Sheriff Dailey Found Guilty Of Official Misconduct For Refusing To Accept Prisoner Into Jail

        Dawes County Sheriff Karl Dailey has been found guilty in a bench trial of misdemeanor Official Misconduct for refusing to accept a prisoner from the Nebraska State Patrol in July 2019.

       County Judge Randin Roland of Sidney heard three days of testimony in the case in January, then gave each side 2 weeks to submit closing briefs before he took the case under advisement. Judge Roland issued his ruling on Thursday.

        Defense attorney Charles Brewster of Kearney says he’s disappointed by the ruling, adding that while he understands and respects the judge’s analysis, he disagrees with it. Although Brewester declined to discuss the possibility of an appeal, it is considered likely.

       Dailey faces up to a year in jail and a $1,000 fine, but sentencing isn’t expected to be until April or May because of difficulties matching up the schedules of Brewster, Judge Roland, prosecutor Corey O’Brien – head of the attorney general’s criminal division, and the Dawes County Courthouse.

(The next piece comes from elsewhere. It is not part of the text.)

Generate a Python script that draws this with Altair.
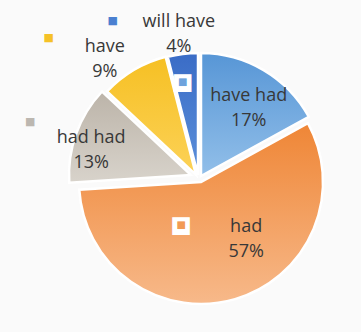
import math
import altair as alt
import pandas as pd

# ---- data ----
categories = ["have had", "had", "had had", "have", "will have"]
percents = [17, 57, 13, 9, 4]

# ---- styling (not data) ----
grad = {
    "have had": ["#5796d6", "#92bfe9"],
    "had": ["#ef8636", "#f7b98a"],
    "had had": ["#bcb4a9", "#d8d3cb"],
    "have": ["#f6c024", "#fcd257"],
    "will have": ["#3a6cc6", "#5b8fda"],
}
key_color = {
    "have had": "#6ea3dd",
    "had": "#f29a55",
    "had had": "#bcb7b0",
    "have": "#f5c127",
    "will have": "#4a7fd0",
}
# explode offsets per slice (px)
explode = {
    "have had": (2, -1),
    "had": (2, 5),
    "had had": (-8, -2),
    "have": (-3, -2),
    "will have": (-1, -2),
}
slice_r = {"have had": 123, "had": 122, "had had": 122, "have": 122, "will have": 122}
# label placement: radius along mid-angle, plus nudge (first line anchor)
label_pos = {
    "have had": (80, 9, -12),
    "had": (65, 29, -12),
    "had had": (105, -9, -3),
    "have": (140, -23, -9),
    "will have": (145, -2, -11),
}
# legend-key offset from the label block centre
key_off = {
    "have had": (-66, -14),
    "had": (-65, -2),
    "had had": (-61, -16),
    "have": (-56, -9),
    "will have": (-66, -1),
}
key_inside = {"have had": True, "had": True, "had had": False, "have": False, "will have": False}

W, H = 353, 325
PAD_L, PAD_T = 8, 5
CX, CY = 199, 177  # pie centre in page pixels
OX = CX - (PAD_L + W / 2)
OY = CY - (PAD_T + H / 2)

ends = pd.Series(percents).cumsum()
df = pd.DataFrame({
    "category": categories,
    "percent": percents,
    "start": ends - pd.Series(percents),
    "end": ends,
})
df["mid"] = (df["start"] + df["end"]) / 2
df["label"] = [f"{c}\n{p}%" for c, p in zip(categories, percents)]

tscale = alt.Scale(domain=[0, 100], range=[0, 2 * math.pi])
base = alt.Chart(df)

layers = []
for c in categories:
    g0, g1 = grad[c]
    ex, ey = explode[c]
    fill = alt.LinearGradient(
        gradient="linear",
        stops=[alt.GradientStop(color=g0, offset=0), alt.GradientStop(color=g1, offset=1)],
        x1=0, x2=0, y1=0, y2=1,
    )
    layers.append(
        base.transform_filter(alt.datum.category == c)
        .mark_arc(radius=slice_r[c], stroke="white", strokeWidth=2.5,
                  xOffset=OX + ex, yOffset=OY + ey, color=fill)
        .encode(theta=alt.Theta("start:Q", scale=tscale, stack=None),
                theta2="end:Q")
    )

for c in categories:
    r, dx, dy = label_pos[c]
    sub = base.transform_filter(alt.datum.category == c)
    th = alt.Theta("mid:Q", scale=tscale, stack=None)
    layers.append(
        sub.mark_text(radius=r, dx=dx, dy=dy, xOffset=OX, yOffset=OY,
                      font="Open Sans", fontSize=18, color="#383838",
                      lineBreak="\n", lineHeight=25, align="center", baseline="middle")
        .encode(theta=th, text="label:N")
    )
    kx, ky = key_off[c]
    kdx, kdy = dx + kx, dy + ky
    if key_inside[c]:
        layers.append(
            sub.mark_text(radius=r, dx=kdx, dy=kdy, xOffset=OX, yOffset=OY,
                          font="DejaVu Sans", fontSize=23, color="white",
                          align="center", baseline="middle", text="■")
            .encode(theta=th)
        )
        layers.append(
            sub.mark_text(radius=r, dx=kdx, dy=kdy, xOffset=OX, yOffset=OY,
                          font="DejaVu Sans", fontSize=10, color=key_color[c],
                          align="center", baseline="middle", text="■")
            .encode(theta=th)
        )
    else:
        layers.append(
            sub.mark_text(radius=r, dx=kdx, dy=kdy, xOffset=OX, yOffset=OY,
                          font="DejaVu Sans", fontSize=11, color=key_color[c],
                          align="center", baseline="middle", text="■")
            .encode(theta=th)
        )

chart = (
    alt.layer(*layers)
    .properties(width=W, height=H,
                autosize=alt.AutoSizeParams(type="none"),
                padding={"left": PAD_L, "top": PAD_T, "right": 0, "bottom": 2},
                background="#fafafa")
    .configure_view(fill="#efeeeb", stroke=None)
)

chart.save("out.html", embed_options={"renderer": "svg", "actions": False})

     The prisoner Sheriff Dailey refused to accept, 33-year old Jesse Sierra of Pine Ridge, had been arrested for kidnapping and assaulting a Rapid City woman missing for a week. That time included several days in Crawford, which contracts with the Sheriff’s Office for law enforcement services.

     Dailey said he wouldn’t accept Sierra because he was high-risk, given the charges against him, and because he’d been injured and the Dawes County jail lacks medical facilities. Both the Sheridan and Box Butte County jails also refused to accept Sierra. 

      Prosecutor O’Brien argued that Dailey was actually acting out of spite because he was angry Chadron police and the Nebraska State Patrol had not notified him directly that they were sending officers and troopers to the Crawford motel where the woman had been held. 

     Longtime Nebraska Crime Commission staffer Daniel Evans testified that it would have been inappropriate under state jail standards to accept Sierra that day, given the jail’s staffing, but Evans later admitted the standards are administrative code that don’t supersede the state law on accepting prisoners.

      Judge Roland wrote in his ruling that based on recordings of Dailey played during the trial, “putting it mildly…Sheriff Dailey was extremely upset that his agency was not immediately contacted” and was “still extremely upset and belligerent” when he verbally berated a State Patrol lieutenant. 

       In his verdict, Judge Roland said the facts in the case were generally not disputed and that he based his decision on the totality of the evidence and his analysis of it.

      Roland wrote that Sierra had been “lawfully committed” and that Dailey’s claim he refused to accept the prisoner because of his medical condition or high-risk status was not supported by the evidence and that it was his responsibility to accept Sierra, then find another jail with medical facilities.

      If Dailey does appeal his conviction, the case would first go to the district court. The judge with primary responsibility for Dawes County, Travis O’Gorman, would almost certainly recuse himself over conflict-of-interest issues. The next most likely choice is District Judge Derek Weimer of Sidney.

       After the district court, an appeal would go to the Nebraska Court of Appeals, although court observers say it’s likely, given the facts and ramifications of the case, that the state Supreme Court would instead take it directly.